Only the lines from the top of the listing below to the line that has "-0.00738, -0.00900, -0.01106]" should be echoed, with both ends kept and pictures left out.

DATA SECTION:
+++

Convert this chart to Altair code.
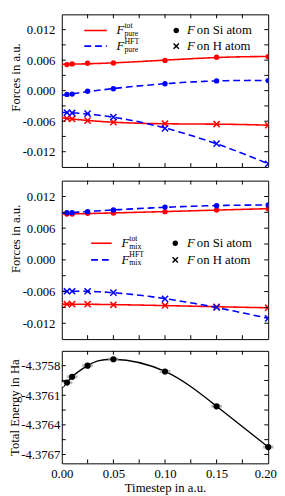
import altair as alt
import pandas as pd

# ---------------- data ----------------
timesteps = [0.005, 0.01, 0.025, 0.05, 0.1, 0.15, 0.2]

pure_tot_si = [0.00513, 0.00526, 0.00538, 0.00544, 0.00594, 0.00656, 0.00668]
pure_hft_si = [-0.00074, -0.00068, -0.00012, 0.00037, 0.00136, 0.00192, 0.00198]
pure_tot_h = [-0.00544, -0.00557, -0.00588, -0.00620, -0.00650, -0.00660, -0.00680]
pure_hft_h = [-0.00433, -0.00439, -0.00452, -0.00520, -0.00742, -0.01040, -0.01440]

mix_tot_si = [0.00869, 0.00869, 0.00881, 0.00888, 0.00913, 0.00944, 0.00969]
mix_hft_si = [0.00894, 0.00894, 0.00913, 0.00944, 0.01000, 0.01025, 0.01038]
mix_tot_h = [-0.00838, -0.00838, -0.00838, -0.00850, -0.00863, -0.00888, -0.00906]
mix_hft_h = [-0.00594, -0.00594, -0.00594, -0.00619, -0.00738, -0.00900, -0.01106]

energy = [-4.375972, -4.375913, -4.375800, -4.375735, -4.375859, -4.376212, -4.376625]
extrap_step = [0.0]
extrap_energy = [-4.37599]

x_labels = [0.0, 0.05, 0.1, 0.15, 0.2]
x_ticks = [0.025, 0.05, 0.075, 0.1, 0.125, 0.15, 0.175]
force_labels = [-0.012, -0.006, 0.0, 0.006, 0.012]
force_ticks = [-0.012, -0.009, -0.006, -0.003, 0.0, 0.003, 0.006, 0.009, 0.012]
energy_labels = [-4.3767, -4.3764, -4.3761, -4.3758]
energy_ticks = [-4.3767, -4.37655, -4.3764, -4.37625, -4.3761, -4.37595, -4.3758]

# ---------------- styling ----------------
W = 211
H1, H2, H3 = 156, 162, 115
TL = 4
FONT = "Liberation Serif, Times New Roman, DejaVu Serif, serif"
RED = "#ff0000"
BLUE = "#0000ff"
MINUS = "\u2212"
X_DOMAIN = [0, 0.2]
FORCE_DOMAIN = [-0.015, 0.015]
ENERGY_DOMAIN = [-4.37679, -4.37565]
CROSS = "M-1,-1L1,1M-1,1L1,-1"

one = alt.Data(values=[{}])


def force_frame(si_tot, si_hft, h_tot, h_hft):
    rows = []
    for kind, atom, vals in [("tot", "Si", si_tot), ("HFT", "Si", si_hft),
                             ("tot", "H", h_tot), ("HFT", "H", h_hft)]:
        for t, v in zip(timesteps, vals):
            rows.append({"t": t, "F": v, "kind": kind, "atom": atom, "series": kind + atom})
    return pd.DataFrame(rows)


def txt(s, x, y, size=13, italic=False):
    return alt.Chart(one).mark_text(
        text=s, font=FONT, fontSize=size, fontStyle="italic" if italic else "normal",
        align="left", baseline="middle", color="black"
    ).encode(x=alt.value(x), y=alt.value(y))


def tick_rules(x_enc, y_enc, xfield, yfield, xt, yt, h):
    xdf = pd.DataFrame({xfield: xt})
    ydf = pd.DataFrame({yfield: yt})
    bx = alt.Chart(xdf).mark_rule(color="black", strokeWidth=1)
    by = alt.Chart(ydf).mark_rule(color="black", strokeWidth=1)
    return [
        bx.encode(x=x_enc, y=alt.value(0), y2=alt.value(TL)),
        bx.encode(x=x_enc, y=alt.value(h), y2=alt.value(h - TL)),
        by.encode(y=y_enc, x=alt.value(0), x2=alt.value(TL)),
        by.encode(y=y_enc, x=alt.value(W), x2=alt.value(W - TL)),
    ]


color_enc = alt.Color("kind:N", scale=alt.Scale(domain=["tot", "HFT"], range=[RED, BLUE]), legend=None)
dash_enc = alt.StrokeDash("kind:N", scale=alt.Scale(domain=["tot", "HFT"], range=[[1, 0], [7, 4]]), legend=None)


def force_panel(df, h, title_y, sub, leg):
    x_enc = alt.X("t:Q", scale=alt.Scale(domain=X_DOMAIN, nice=False, zero=False), axis=None)
    y_enc = alt.Y("F:Q", scale=alt.Scale(domain=FORCE_DOMAIN, nice=False, zero=False),
                  axis=alt.Axis(values=force_labels, format=".3f",
                                labelExpr=f"replace(datum.label, '{MINUS}', '-')",
                                ticks=False, domain=False, grid=False,
                                title="Forces in a.u.", titleY=title_y,
                                labelPadding=7, titlePadding=0))
    base = alt.Chart(df)
    # smooth fit curves (computed by Vega from the plotted points), drawn over the full 0..0.2 range
    lines = base.transform_regression(
        "t", "F", groupby=["kind", "atom", "series"], method="poly", order=3, extent=X_DOMAIN
    ).mark_line(strokeWidth=1.6, clip=True).encode(
        x=x_enc, y=y_enc, color=color_enc, strokeDash=dash_enc, detail="series:N")
    si = base.transform_filter(alt.datum.atom == "Si").mark_point(
        shape="circle", filled=True, size=30, opacity=1, clip=True).encode(x=x_enc, y=y_enc, color=color_enc)
    hh = base.transform_filter(alt.datum.atom == "H").mark_point(
        shape=CROSS, filled=False, size=40, strokeWidth=1.5, opacity=1, clip=True).encode(
        x=x_enc, y=y_enc, stroke=alt.Stroke("kind:N", scale=alt.Scale(domain=["tot", "HFT"], range=[RED, BLUE]), legend=None))
    layers = [lines, si, hh] + tick_rules(x_enc, y_enc, "t", "F", x_ticks, force_ticks, h)

    lx1, lx2, fx, y1, y2, bx, sx = leg
    layers += [
        alt.Chart(one).mark_rule(color=RED, strokeWidth=1.6).encode(
            x=alt.value(lx1), x2=alt.value(lx2), y=alt.value(y1)),
        alt.Chart(one).mark_rule(color=BLUE, strokeWidth=1.6, strokeDash=[7, 4]).encode(
            x=alt.value(lx1), x2=alt.value(lx2), y=alt.value(y2)),
        txt("F", fx, y1, italic=True),
        txt("tot", fx + 8, y1 - 4.5, size=8),
        txt(sub, fx + 8, y1 + 3.5, size=8),
        txt("F", fx, y2, italic=True),
        txt("HFT", fx + 8, y2 - 4.5, size=8),
        txt(sub, fx + 8, y2 + 3.5, size=8),
        alt.Chart(one).mark_point(shape="circle", filled=True, size=30, color="black", opacity=1).encode(
            x=alt.value(bx), y=alt.value(y1)),
        alt.Chart(one).mark_point(shape=CROSS, filled=False, size=30, strokeWidth=1.5, color="black", opacity=1).encode(
            x=alt.value(bx), y=alt.value(y2)),
        txt("F", sx, y1, italic=True),
        txt("on Si atom", sx + 10, y1),
        txt("F", sx, y2, italic=True),
        txt("on H atom", sx + 10, y2),
    ]
    return alt.layer(*layers).properties(width=W, height=h)


p1 = force_panel(force_frame(pure_tot_si, pure_hft_si, pure_tot_h, pure_hft_h), H1, 64, "pure",
                 (23, 46, 56, 16.5, 32.5, 117, 128))
p2 = force_panel(force_frame(mix_tot_si, mix_hft_si, mix_tot_h, mix_hft_h), H2, 59, "mix",
                 (30, 51, 61, 64, 81, 116, 128))

# ---------------- energy panel ----------------
edf = pd.DataFrame({"t": timesteps, "E": energy})
curve_df = pd.DataFrame({"t": extrap_step + timesteps, "E": extrap_energy + energy})
ex_df = pd.DataFrame({"t": extrap_step, "E": extrap_energy})

ex_enc = alt.X("t:Q", scale=alt.Scale(domain=X_DOMAIN, nice=False, zero=False),
               axis=alt.Axis(values=x_labels, format=".2f", ticks=False, domain=False, grid=False,
                             labelFlush=False,
                             title="Timestep in a.u.", labelPadding=4, titlePadding=2,
                             labelOffset={"condition": {"test": "datum.value >= 0.2", "value": -3}, "value": 0}))
ey_enc = alt.Y("E:Q", scale=alt.Scale(domain=ENERGY_DOMAIN, nice=False, zero=False),
               axis=alt.Axis(values=energy_labels, format=".4f",
                             labelExpr=f"replace(datum.label, '{MINUS}', '-')",
                             ticks=False, domain=False, grid=False,
                             title="Total Energy in Ha", labelPadding=2, titlePadding=-1))

e_layers = [
    alt.Chart(curve_df).mark_line(interpolate="natural", color="black", strokeWidth=1.4, clip=True).encode(x=ex_enc, y=ey_enc),
    alt.Chart(edf).mark_tick(orient="horizontal", color="#a0a0a0", size=11, thickness=3).encode(x=ex_enc, y=ey_enc),
    alt.Chart(edf).mark_point(shape="circle", filled=True, size=40, color="black", opacity=1).encode(x=ex_enc, y=ey_enc),
    alt.Chart(ex_df).mark_point(shape="circle", filled=True, fill="white", stroke="black", strokeWidth=1,
                                size=40, opacity=1, clip=True).encode(x=ex_enc, y=ey_enc),
] + tick_rules(ex_enc, ey_enc, "t", "E", x_ticks, energy_ticks, H3)

p3 = alt.layer(*e_layers).properties(width=W, height=H3)

chart = alt.vconcat(alt.vconcat(p1, p2, spacing=12), p3, spacing=10).properties(
    padding=0, background="white"
).configure_view(stroke="black", strokeWidth=1).configure_axis(
    labelFont=FONT, titleFont=FONT, labelFontSize=13, titleFontSize=13,
    titleFontWeight="normal", labelColor="black", titleColor="black"
)

chart.save("out.html", embed_options={"renderer": "svg", "actions": False})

+++

TASK ANSWER:
Convert this chart to Altair code.
import altair as alt
import pandas as pd

# ---------------- data ----------------
timesteps = [0.005, 0.01, 0.025, 0.05, 0.1, 0.15, 0.2]

pure_tot_si = [0.00513, 0.00526, 0.00538, 0.00544, 0.00594, 0.00656, 0.00668]
pure_hft_si = [-0.00074, -0.00068, -0.00012, 0.00037, 0.00136, 0.00192, 0.00198]
pure_tot_h = [-0.00544, -0.00557, -0.00588, -0.00620, -0.00650, -0.00660, -0.00680]
pure_hft_h = [-0.00433, -0.00439, -0.00452, -0.00520, -0.00742, -0.01040, -0.01440]

mix_tot_si = [0.00869, 0.00869, 0.00881, 0.00888, 0.00913, 0.00944, 0.00969]
mix_hft_si = [0.00894, 0.00894, 0.00913, 0.00944, 0.01000, 0.01025, 0.01038]
mix_tot_h = [-0.00838, -0.00838, -0.00838, -0.00850, -0.00863, -0.00888, -0.00906]
mix_hft_h = [-0.00594, -0.00594, -0.00594, -0.00619, -0.00738, -0.00900, -0.01106]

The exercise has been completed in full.